Sure hadn't I written four books and had them published and (for the most part) received lovely reviews for them? I knew what I was doing, I thought as I crossed my arms with my lip petted and sat back to listen to her tell me what else the future would hold. With the hindsight of one year and a pretty intense writing /editing experience I have realised just how very arrogant I was to think I knew what I was at and to assume that because I had achieved a certain level of success there was no need for me to continue learning.
The simple truth is, all writers, are perpetually on a learning curve. If you want to be proud of your work, and challenge yourself with each new project, then you have to realise that you are a student. And being student means leaving your ego firmly at the door. That's not to say it is easy for us writers, especially those of us who have been doing it for a while, to leave our ego at the doors. While I write books so that they will be read (and hopefully enjoyed) by the general public, the writing process is at it's very core a solitary and personal experience.
When I write, and I know many writers who feel the same way, I put my heart and soul into a book. I am putting myself and my "talent" (and I'm cringing even suggesting I have a 'talent') out there for people to pour over and dissect.
If someone doesn't like a book that I write, the rational side of me is often shouted down by the side of me which sat up to three in the morning crying over my characters' latest escapades and who typed each and every word painstakingly onto the page.
Upon receiving a bad review the rational side of a writer knows that, simply put, you can't please all of the people all of the time. Sometimes a book simply won't resonate with a reader. It may not be their preferred genre. The neuroses of your main character may annoy them. They may be in a place in their lives when it wouldn't matter what you wrote, they just wouldn't like it anyway.
The irrational side of a writer just feels as if, personally, she has been slapped around the face with a soggy copy of her own book, handed a dunce's hat and told to stand in the corner until she has written something half decent. When you receive a pile of edits back from your editor - red penned and ready for your eye to cast over - it is easy to fall into the same funk. The thing is, the more books I read, the easier I thought it would become to take criticism, especially the constructive kind - but ego is a very fragile (and in my case hormonal and crabby) thing.

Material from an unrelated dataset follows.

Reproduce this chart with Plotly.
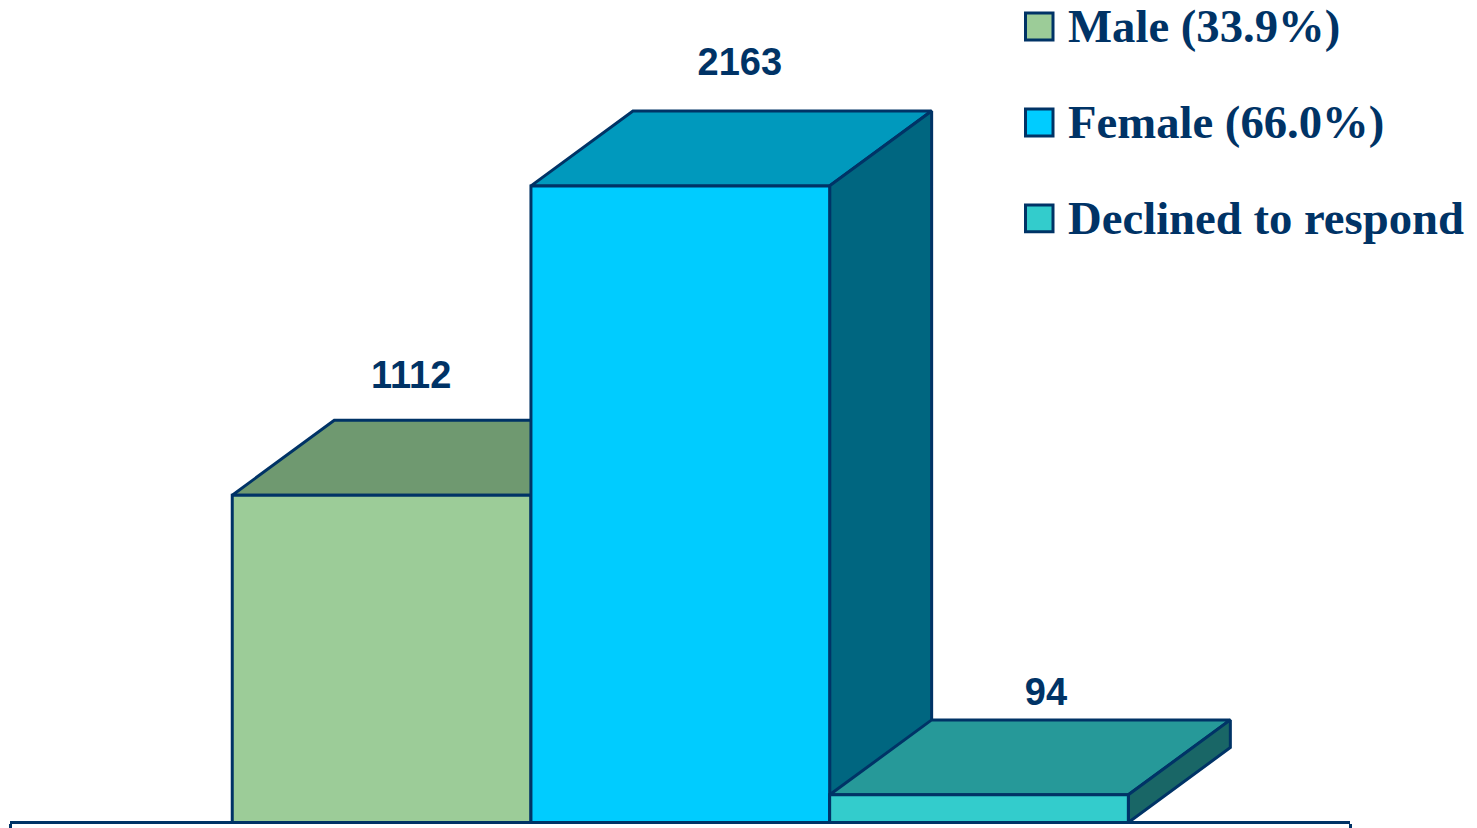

The further into my career I progressed, the more I would berate myself with a real dose "but you should know this by now" and then would sit in a paralysed state of depression until I was eventually able to write again. But as I said, the last year has taught me many things - not least that I'm certainly not alone in feeling paranoid about what I write. That I have an editor and an agent for a reason. That no writer is an island and perhaps the combined years of experience of both my editor and my agent can be utilised to my advantage. That writing support groups are brilliant and surrounding yourself with writer friends is essential because only writer friends really understand what you are going through. Most importantly I have realised hat I'm not the only writer in the world to receive a red-penned version of her/ his latest work and I won't be the last.
I've also accepted that just because sometimes it feels as if I can't do right for doing wrong, doesn't mean I'm broken in some way. The more you do as a writer, the more you want to do. I want each book to be better than the last. I want to push myself a little harder. I want to write a little better. When each and every book is finished I want to sit back, exhausted, but proud of what I have achieved.